The latest addition to the University of Winnipeg bookshelf is one many readers will want to devour.
mmm…Manitoba: The Stories Behind the Foods We Eat by Kimberley Moore and Janis Thiessen is available now from University of Manitoba Press. A free excerpt is also available online.
Copies will also be available at a book launch event this Wednesday, April 17 at 7:00 p.m. at the Manitoba Museum (190 Rupert Avenue). Moore and Thiessen will be on hand for a reading and signing.
One of our goals for the book—and for the Manitoba Food History Project as a whole—was to add to the understanding of what ‘food production’ means.
Kimberley Moore and Janis Thiessen
mmm…Manitoba offers readers an irresistible blend of stories, recipes, maps, archival records, biographies, and photographs that showcase the province’s diverse food histories. Chapters cover food security and regulation, Indigenous foodways and agriculture, capitalism’s impact on the agri-food industry, and the networks between food producers and retailers. The book also explores the roles of gender, ethnicity, migration, and colonialism in Manitoba’s food history.
Moore, Adjunct Professor and Programming and Collections Specialist at UWinnipeg’s Oral History Centre, and Thiessen, Professor in the Department of History, logged many miles in the Manitoba Food History Truck to compile the interviews and recipes sandwiched between the covers of mmm…Manitoba.
The COVID-19 pandemic provided them with an opportunity to sift through and reflect on the stories and recipes they had collected and compile them into a book that will broaden readers’ assumptions about food in the Keystone Province.
“As a prairie province, there is a tendency to associate food history here with agriculture, and the deeply engrained perception of Manitoba as Canada’s ‘breadbasket,’” Moore and Thiessen said. “One of our goals for the book—and for the Manitoba Food History Project as a whole—was to add to the understanding of what ‘food production’ means. So, we explored food production in contexts like Indigenous farming practices past and present, in households and communities, and in industries beyond farming like the restaurant industry, and cottage industries such as perogy-making.”
One of their guiding principles is that “food has a social life.”
“Often, what we enjoy about certain foods, and what they mean to us, extends beyond our personal lives and preferences,” Moore and Thiessen said. “For example, the reason we love Fat Boys, or feel nostalgia and comfort in restaurants like Kelekis’ or Salisbury House, isn’t just because we as individuals like to eat a particular food from a particular place. Elements of community, identity, and belonging are found in restaurant booths, and gained along with the perogies we buy from our local perogy ladies or at fundraisers.”

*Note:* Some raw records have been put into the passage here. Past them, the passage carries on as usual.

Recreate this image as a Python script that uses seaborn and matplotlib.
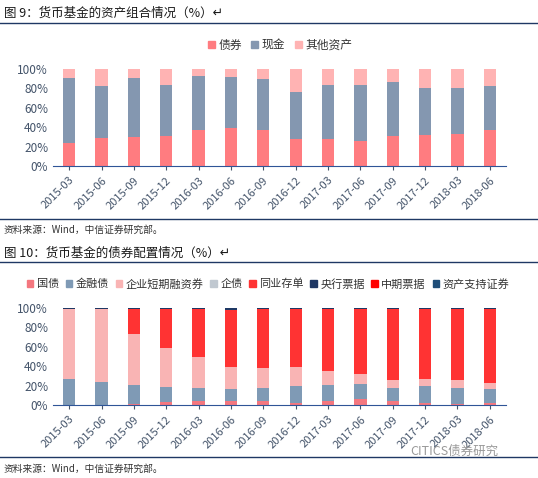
import numpy as np
import pandas as pd
import seaborn as sns
import matplotlib.pyplot as plt

dates = ["2015-03", "2015-06", "2015-09", "2015-12", "2016-03", "2016-06", "2016-09",
         "2016-12", "2017-03", "2017-06", "2017-09", "2017-12", "2018-03", "2018-06"]

# chart 1 (%)
bonds = [24, 29, 30, 31, 37, 39, 37, 28, 28, 26, 31, 32, 33, 37]
cash = [67, 53, 61, 53, 56, 53, 53, 48, 55, 57, 56, 48, 47, 45]
other = [9, 18, 9, 16, 7, 8, 10, 24, 17, 17, 13, 20, 20, 18]

# chart 2 (%)
gov = [0, 0, 1, 3, 4, 4, 4, 2, 4, 6, 4, 2, 1, 2]
fin = [27, 24, 20, 16, 14, 12, 14, 18, 17, 16, 14, 18, 17, 14]
cp = [72, 75, 52, 40, 31, 23, 20, 19, 14, 10, 8, 7, 8, 7]
corp = [0, 0, 0, 0, 0, 0, 0, 0, 0, 0, 0, 0, 0, 0]
ncd = [0, 0, 26, 40, 50, 59, 61, 60, 64, 67, 73, 72, 73, 76]
cbank = [1, 1, 0.5, 0.5, 0.5, 2, 0.5, 0.5, 0.5, 0.5, 0.5, 0.5, 0.5, 0.5]
mtn = [0, 0, 0, 0, 0, 0, 0, 0, 0, 0, 0, 0, 0, 0]
abs_ = [0, 0, 0, 0, 0, 0, 0, 0, 0, 0, 0, 0, 0, 0]

plt.rcParams['font.family'] = ['Noto Sans CJK SC', 'DejaVu Sans']
tick_c = "#44546A"

fig = plt.figure(figsize=(5.38, 4.78), dpi=100)
W, H = 538, 478


def fx(px):
    return px / W


def fy(py):
    return 1 - py / H


def stacked(ax, series, names, colors):
    cum = np.cumsum(np.array(series, dtype=float), axis=0)
    for k in range(len(series) - 1, -1, -1):
        df = pd.DataFrame({"date": dates, "v": cum[k]})
        sns.barplot(data=df, x="date", y="v", color=colors[k], width=0.38,
                    saturation=1, ax=ax, label=names[k], linewidth=0)
    ax.set_ylim(0, 100)
    ax.set_yticks(range(0, 101, 20))
    ax.set_yticklabels([f"{t}%" for t in range(0, 101, 20)])
    ax.set_xlabel("")
    ax.set_ylabel("")
    ax.tick_params(axis="x", rotation=45, labelsize=8, colors=tick_c, length=3)
    ax.tick_params(axis="y", labelsize=8.5, colors=tick_c, length=0)
    for lab in ax.get_xticklabels():
        lab.set_ha("right")
        lab.set_rotation_mode("anchor")
    for s in ["top", "right", "left"]:
        ax.spines[s].set_visible(False)
    ax.spines["bottom"].set_color("#2F5597")
    ax.set_xlim(-0.5, len(dates) - 0.5)
    ax.get_legend().remove() if ax.get_legend() else None


def header(title, y_title, y_line):
    fig.text(fx(4), fy(y_title), title, fontsize=9, va="center", color="#1a1a1a")
    fig.add_artist(plt.Line2D([0, 1], [fy(y_line)] * 2, color="#1F3864", lw=1))


def footer(y_line, y_text):
    fig.add_artist(plt.Line2D([0, 1], [fy(y_line)] * 2, color="#1F3864", lw=1))
    fig.text(fx(4), fy(y_text), "资料来源：Wind，中信证券研究部。", fontsize=7, va="center", color="#333333")


# top chart
header("图 9：货币基金的资产组合情况（%）↵", 13, 23)
ax1 = fig.add_axes([fx(53), fy(166), fx(506 - 53), fy(69) - fy(166)])
c1 = ["#FF7C80", "#8497B0", "#FFB3B3"]
n1 = ["债券", "现金", "其他资产"]
stacked(ax1, [bonds, cash, other], n1, c1)
h = [plt.Rectangle((0, 0), 1, 1, color=c) for c in c1]
fig.legend(h, n1, loc="center", bbox_to_anchor=(fx(280), fy(45)), ncol=3, frameon=False,
           fontsize=8.5, handlelength=0.6, handleheight=0.6, columnspacing=0.8, handletextpad=0.3,
           labelcolor="#333333")
footer(219, 230)

# bottom chart
header("图 10：货币基金的债券配置情况（%）↵", 253, 262)
ax2 = fig.add_axes([fx(53), fy(405), fx(506 - 53), fy(308) - fy(405)])
c2 = ["#F4777F", "#7F9AB5", "#F9B4B4", "#C0C8D0", "#FF3333", "#1F3864", "#FF0000", "#1F4E79"]
n2 = ["国债", "金融债", "企业短期融资券", "企债", "同业存单", "央行票据", "中期票据", "资产支持证券"]
stacked(ax2, [gov, fin, cp, corp, ncd, cbank, mtn, abs_], n2, c2)
h = [plt.Rectangle((0, 0), 1, 1, color=c) for c in c2]
fig.legend(h, n2, loc="center", bbox_to_anchor=(fx(268), fy(284)), ncol=8, frameon=False,
           fontsize=8, handlelength=0.6, handleheight=0.6, columnspacing=0.6, handletextpad=0.3,
           labelcolor="#333333")
footer(457, 469)
fig.text(fx(410), fy(451), "CITICS债券研究", fontsize=9, color="#999999", va="center")

fig.savefig("out.png", dpi=100)
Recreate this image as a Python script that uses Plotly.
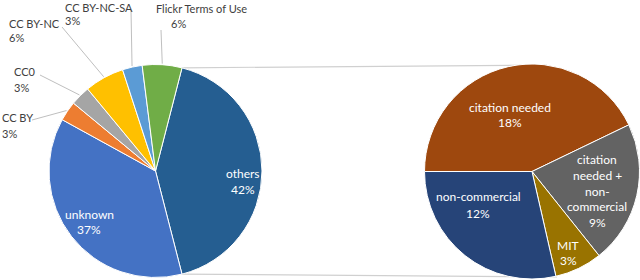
import math
import plotly.graph_objects as go

# ---------------- data ----------------
main_labels = ["others", "unknown", "CC BY", "CC0", "CC BY-NC", "CC BY-NC-SA", "Flickr Terms of Use"]
main_values = [42, 37, 3, 3, 6, 3, 6]
main_colors = ["#255E91", "#4472C4", "#ED7D31", "#A5A5A5", "#FFC000", "#5B9BD5", "#70AD47"]

sub_labels = ["citation needed", "citation needed + non-commercial", "MIT", "non-commercial"]
sub_values = [18, 9, 3, 12]
sub_colors = ["#9E480E", "#636363", "#997300", "#264478"]

W, H = 640, 280
FONT = "Lato"
FS_IN = 12
FS_OUT = 11
OUT_COLOR = "#404040"

# geometry (pixels)
L_CX, L_CY, L_R = 155.5, 171, 106.5
R_CX, R_CY, R_R = 532, 171.5, 107.5


def domain(cx, cy, r):
    return dict(x=[(cx - r) / W, (cx + r) / W],
                y=[(H - cy - r) / H, (H - cy + r) / H])


def px(x, y):
    return x / W, 1 - y / H


total = sum(main_values)
others_deg = main_values[0] / total * 360
rotation = 90 - others_deg / 2

fig = go.Figure()
fig.add_trace(go.Pie(
    labels=main_labels, values=main_values, sort=False, direction="clockwise",
    rotation=rotation, marker=dict(colors=main_colors, line=dict(color="white", width=1)),
    textinfo="none", hoverinfo="label+percent", domain=domain(L_CX, L_CY, L_R),
    showlegend=False,
))
fig.add_trace(go.Pie(
    labels=sub_labels, values=sub_values, sort=False, direction="clockwise",
    rotation=-90, marker=dict(colors=sub_colors, line=dict(color="white", width=1)),
    textinfo="none", hoverinfo="label+percent", domain=domain(R_CX, R_CY, R_R),
    showlegend=False,
))

shapes = []
# connector lines between pies
a0 = math.radians(rotation)
a1 = math.radians(rotation + others_deg)
p_top = (L_CX + L_R * math.sin(a0), L_CY - L_R * math.cos(a0))
p_bot = (L_CX + L_R * math.sin(a1), L_CY - L_R * math.cos(a1))
for (x0, y0), (x1, y1) in [(p_top, (R_CX + 15, R_CY - R_R + 1)), (p_bot, (R_CX + 25, R_CY + R_R - 2))]:
    X0, Y0 = px(x0, y0)
    X1, Y1 = px(x1, y1)
    shapes.append(dict(type="line", xref="paper", yref="paper", x0=X0, y0=Y0, x1=X1, y1=Y1,
                       line=dict(color="#D0D0D0", width=1.2), layer="below"))

# leader lines for small slices: (label index, label-side pixel point)
leader_starts = {2: (32, 120), 3: (40, 75), 4: (62, 27), 5: (131, 10), 6: (161, 30)}
cum = rotation
mids = []
for v in main_values:
    d = v / total * 360
    mids.append(cum + d / 2)
    cum += d
for i, (sx, sy) in leader_starts.items():
    a = math.radians(mids[i])
    ex, ey = L_CX + L_R * 1.01 * math.sin(a), L_CY - L_R * 1.01 * math.cos(a)
    X0, Y0 = px(sx, sy)
    X1, Y1 = px(ex, ey)
    shapes.append(dict(type="line", xref="paper", yref="paper", x0=X0, y0=Y0, x1=X1, y1=Y1,
                       line=dict(color="#BFBFBF", width=1)))

annotations = []


def txt(s, x, y, color, size, xanchor="center"):
    X, Y = px(x, y)
    annotations.append(dict(text=s, x=X, y=Y, xref="paper", yref="paper", showarrow=False,
                            xanchor=xanchor, yanchor="middle",
                            font=dict(family=FONT, size=size, color=color)))


def pct(v, t):
    return f"{round(v / t * 100)}%"


# inside labels, main pie
txt(main_labels[0], 243, 173, "white", FS_IN)
txt(pct(main_values[0], total), 243, 189, "white", FS_IN)
txt(main_labels[1], 89, 214, "white", FS_IN)
txt(pct(main_values[1], total), 89, 229, "white", FS_IN)
# outside labels, main pie
txt(main_labels[2], 0, 117, OUT_COLOR, FS_OUT, "left")
txt(pct(main_values[2], total), 0, 133, OUT_COLOR, FS_OUT, "left")
txt(main_labels[3], 12, 71, OUT_COLOR, FS_OUT, "left")
txt(pct(main_values[3], total), 12, 87, OUT_COLOR, FS_OUT, "left")
txt(main_labels[4], 7, 23, OUT_COLOR, FS_OUT, "left")
txt(pct(main_values[4], total), 7, 38, OUT_COLOR, FS_OUT, "left")
txt(main_labels[5], 63, 7, OUT_COLOR, FS_OUT, "left")
txt(pct(main_values[5], total), 63, 21, OUT_COLOR, FS_OUT, "left")
txt(main_labels[6], 201, 8, OUT_COLOR, FS_OUT)
txt(pct(main_values[6], total), 178, 23, OUT_COLOR, FS_OUT)

# sub pie labels (percent of all)
txt(sub_labels[0], 510, 107, "white", FS_IN)
txt(pct(sub_values[0], total), 510, 122, "white", FS_IN)
for s, y in zip(["citation", "needed +", "non-", "commercial"], [159, 175, 191, 206]):
    txt(s, 597, y, "white", FS_IN)
txt(pct(sub_values[1], total), 597, 222, "white", FS_IN)
txt(sub_labels[2], 568, 245, "white", FS_IN)
txt(pct(sub_values[2], total), 568, 260, "white", FS_IN)
txt(sub_labels[3], 478, 196, "white", FS_IN)
txt(pct(sub_values[3], total), 478, 213, "white", FS_IN)

fig.update_layout(
    width=W, height=H, margin=dict(l=0, r=0, t=0, b=0),
    paper_bgcolor="white", plot_bgcolor="white",
    shapes=shapes, annotations=annotations,
    font=dict(family=FONT, size=FS_OUT, color=OUT_COLOR),
)
fig.write_html("out.html", config={"displayModeBar": False},
               post_script="document.body.style.margin='0';")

The book is just one outcome of the multi-year, SSHRC-funded Manitoba Food History Project, whose goal is to produce a comprehensive history of food manufacturing, production, retailing, and consumption in Manitoba from 1870 to the present.
QR codes embedded in the book connect readers to other aspects of the Manitoba Food History Project, the most visible aspect of which is the award-winning Manitoba Food History Truck, which hit the road in 2018.
Manitobans from across the province stepped aboard the mobile research station to share family recipes, favourite dishes, fond memories, and personal stories, now archived at the Oral History Centre, that inform understandings of the history of Manitoba. Many have been produced as podcasts, soundscapes, ArcGIS story maps, and more.
The trips left the authors with many memories of their own. Moore recalled a 2019 rainstorm that forced her, Thiessen, and collaborator Kent Davies to take cover in the truck’s cab, only to discover the roof had a leak.
Thiessen recalled taking the train to Churchill and observing the important role the train plays in northern Manitoba communities.
“I will never forget the regret (and hunger) I felt when I realized that regular travellers knew when to phone Thompson to order their pizzas delivered by taxi to the train station,” she said. “The smell of those pizzas as we continued on to Winnipeg was so amazing!”